Some cannabis-craving smokers seeking a black-market high will likely have to sniff it out elsewhere after a marijuana grow house was discovered in a Marble Hill apartment building right after Christmas.
It all started Dec. 27 when the New York Police Department’s narcotics bureau received a tip from an anonymous source about what they believed was a drug operation at 1 Jacobus Place, said 50th Precinct community affairs officer Juan Ventura.
“When we showed up, we had to secure everything, because obviously we don’t want another situation with a house explosion,” Ventura said. “You don’t want a repetition.”
Ventura was referring to when fire department battalion chief Michael Fahy was killed in 2016 after he was struck in the head by debris in a gas explosion at a Kingsbridge home on the corner of Tibbett Avenue and West 234th Street that turned out to be a grow house. The Dec. 27 bust took place less than a mile from where Fahy lost his life.
Two men — Garivaldi Castillo, of Washington Heights, and Julio Salcedo, of Kingsbridge — pleaded guilty last July to second-degree manslaughter in Fahy’s death.
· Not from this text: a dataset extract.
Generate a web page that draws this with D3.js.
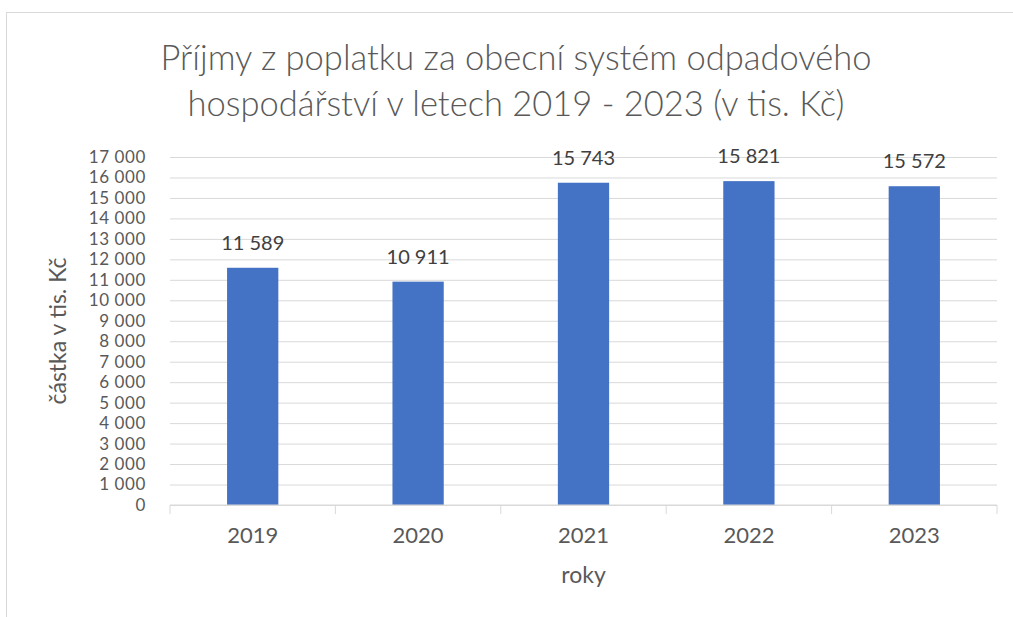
<!DOCTYPE html>
<html>
<head>
<meta charset="utf-8">
<script src="https://cdn.jsdelivr.net/npm/d3@7"></script>
<style>
  html, body { margin: 0; padding: 0; background: #fff; }
  text { font-family: Lato, "Open Sans", sans-serif; fill: #595959; }
</style>
</head>
<body>
<div id="chart"></div>
<script>
// values
const years = ["2019", "2020", "2021", "2022", "2023"];
const amounts = [11589, 10911, 15743, 15821, 15572];
const yTicks = d3.range(0, 17001, 1000);
const titleLines = [
  "Příjmy z poplatku za obecní systém odpadového",
  "hospodářství v letech 2019 - 2023 (v tis. Kč)",
];

const W = 1013, H = 617;
const margin = { top: 157, right: 16, bottom: 112, left: 170 };
const width = W - margin.left - margin.right;
const height = H - margin.top - margin.bottom;

// czech style thousands: "11 589"
const fmt = (v) => d3.format(",")(v).replace(/,/g, " ");

const svg = d3.select("#chart").append("svg")
  .attr("width", W)
  .attr("height", H);

// chart frame, cut off at the right and bottom like the picture
svg.append("rect")
  .attr("x", 6.5).attr("y", 12.5)
  .attr("width", W + 20).attr("height", H + 20)
  .attr("fill", "none")
  .attr("stroke", "#d9d9d9");

// title
svg.append("g")
  .selectAll("text")
  .data(titleLines)
  .join("text")
  .attr("x", 516)
  .attr("y", (d, i) => 70 + i * 46)
  .attr("text-anchor", "middle")
  .style("font-size", "34.5px")
  .style("font-weight", 300)
  .text((d) => d);

const g = svg.append("g")
  .attr("transform", `translate(${margin.left},${margin.top})`);

const x = d3.scaleBand().domain(years).range([0, width]).paddingInner(0.69).paddingOuter(0.345);
const y = d3.scaleLinear().domain([0, 17000]).range([height, 0]);

// gridlines + y labels (17px keeps the stacked labels from touching)
g.append("g")
  .call(d3.axisLeft(y).tickValues(yTicks).tickSize(-width).tickFormat(fmt))
  .call((a) => a.select(".domain").remove())
  .call((a) => a.selectAll(".tick line").attr("stroke", "#d9d9d9").attr("stroke-width", 1))
  .call((a) => a.selectAll(".tick text")
    .attr("x", -24)
    .style("font-size", "17px")
    .style("letter-spacing", "0.6px")
    .style("fill", "#595959"));

// bars
g.append("g")
  .selectAll("rect")
  .data(amounts)
  .join("rect")
  .attr("x", (d, i) => x(years[i]))
  .attr("y", (d) => y(d))
  .attr("width", x.bandwidth())
  .attr("height", (d) => height - y(d))
  .attr("fill", "#4472c4");

// value labels
g.append("g")
  .selectAll("text")
  .data(amounts)
  .join("text")
  .attr("x", (d, i) => x(years[i]) + x.bandwidth() / 2)
  .attr("y", (d) => y(d) - 18)
  .attr("text-anchor", "middle")
  .style("font-size", "20px")
  .style("fill", "#404040")
  .text(fmt);

// x axis with category dividers
const step = width / years.length;
const xAxis = g.append("g").attr("transform", `translate(0,${height})`);
xAxis.append("line")
  .attr("x1", 0).attr("x2", width)
  .attr("stroke", "#d9d9d9");
xAxis.selectAll("line.div")
  .data(d3.range(years.length + 1))
  .join("line")
  .attr("class", "div")
  .attr("x1", (d) => d * step).attr("x2", (d) => d * step)
  .attr("y1", 0).attr("y2", 9)
  .attr("stroke", "#d9d9d9");
xAxis.selectAll("text")
  .data(years)
  .join("text")
  .attr("x", (d) => x(d) + x.bandwidth() / 2)
  .attr("y", 38)
  .attr("text-anchor", "middle")
  .style("font-size", "22px")
  .text((d) => d);

// axis titles
svg.append("text")
  .attr("x", margin.left + width / 2)
  .attr("y", 583)
  .attr("text-anchor", "middle")
  .style("font-size", "23px")
  .text("roky");

svg.append("text")
  .attr("transform", "translate(66,331) rotate(-90)")
  .attr("text-anchor", "middle")
  .style("font-size", "23px")
  .text("částka v tis. Kč");
</script>
</body>
</html>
Castillo faces up to six years in prison, court officials said, while Salcedo might spend four years behind bars.
In Marble Hill, there was extra precaution with both the fire department and Con Edison on-scene, Ventura said, checking for elevated gas levels.
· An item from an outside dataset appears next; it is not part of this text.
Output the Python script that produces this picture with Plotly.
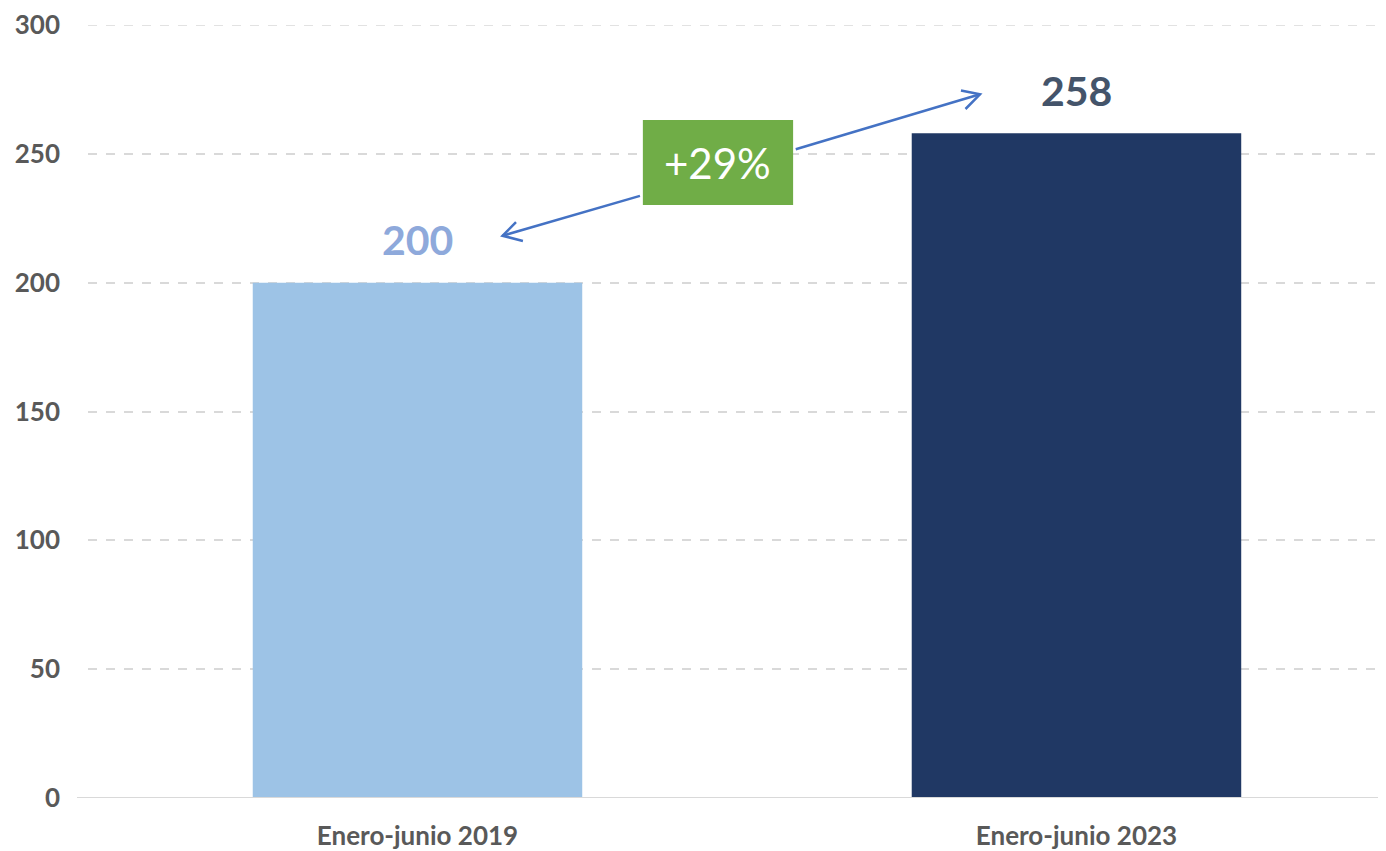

“Good thing they did, because it looks like it could have been a dangerous situation,” he said.
Firefighters apparently smelled gas outside the building, prompting them to investigate a potential leak, according to published reports. That led them to discover more than 100 marijuana plants stashed inside two separate fifth-floor apartments.
Both the fourth and fifth floors were evacuated.
“It wasn’t too long until (ConEd) said it was OK and that residents could come back in,” Ventura said. “After that, we obviously confiscated everything that was in there,” including the plants officers hoisted out in bags before packing them into squad cars.
In addition to cannabis, police also wrangled ventilation devices and lights, according to published reports. Since grow houses require more power for heat lamps, electrical wires were snaked through the building’s dumbwaiter up to the apartments. Meanwhile, ConEd had flagged the building for police when they noticed high electricity usage, which can signal a grow operation.
Buildings department officials also inspected the structure, discovering illegal plumbing and electrical work, along with partitions inside both apartments. They issued a violation for work without a permit, according to reports.
Police are still investigating, Ventura said, with no arrests reported as of Jan. 3.
When it comes to cracking down on drug sales in the 5-0, it’s no quick task, Ventura added.
“It’s a lot of investigation, and it takes some time,” he said. “That’s why our narcotics bureau does extensive investigations. They’re going to do everything they have to do to get the bad guys. They have to get information on who the players are” and look into “whichever locations they think are conducting illegal business.”
Ventura’s already logged a decade as a police officer serving the 50th Precinct, so snuffing out drug rings isn’t new to him. Nor do places where they’ve typically taken root — which actually could be anywhere from Marble Hill to North Riverdale — look all that different from when he started here.
“We’ve had a few stash houses here and there,” Ventura said. “This is a good community. These guys are going to look for a nice, quiet community to do these types of businesses. There’ve been big busts in this area — because it’s a quiet neighborhood.
“We are tackling it all the time. Once in a while, you see that happening.”
Like when various law enforcement officers from the multi-jurisdictional Drug Enforcement Task Force engaged in a high-speed inter-borough chase last September. That ended in a crash and ultimately the arrest of four men they believed to be connected to what was described as a West 262nd Street heroin mill just south of the city line.
Still, even with — and perhaps because of — ongoing enforcement against narcotics, major crimes in the 5-0 were down nearly 5 percent last year compared to the previous year, according to NYPD statistics as of Dec. 30.
That includes an 11 percent drop in burglaries, and a nearly 14 percent drop in grand larcenies, although car thefts climbed close to 23 percent, while murders more than doubled, from three in 2017 to seven last year.
Still, keeping people safe can be extremely risky business for those tasked with serving and protecting.
“Everything is a challenge,” Ventura said. “It’s a lot of groundwork,” plus a lot of digging while pursuing potential perpetrators. “Once we get everything down, we do what we have to do (to) make arrests (and) stop these guys.
“It can be dangerous,” especially when it comes to narcotics, he added. “Some of these guys have weapons, guns. Not all the time, but there’s things we never know until we actually confront them.”
And while some drugs may be considered more deadly or addictive than others — like heroin — preventing illegal sales is all treated the same.
“Narcotics is narcotics,” Ventura said.
“It’s still illegal. We still enforce the law.”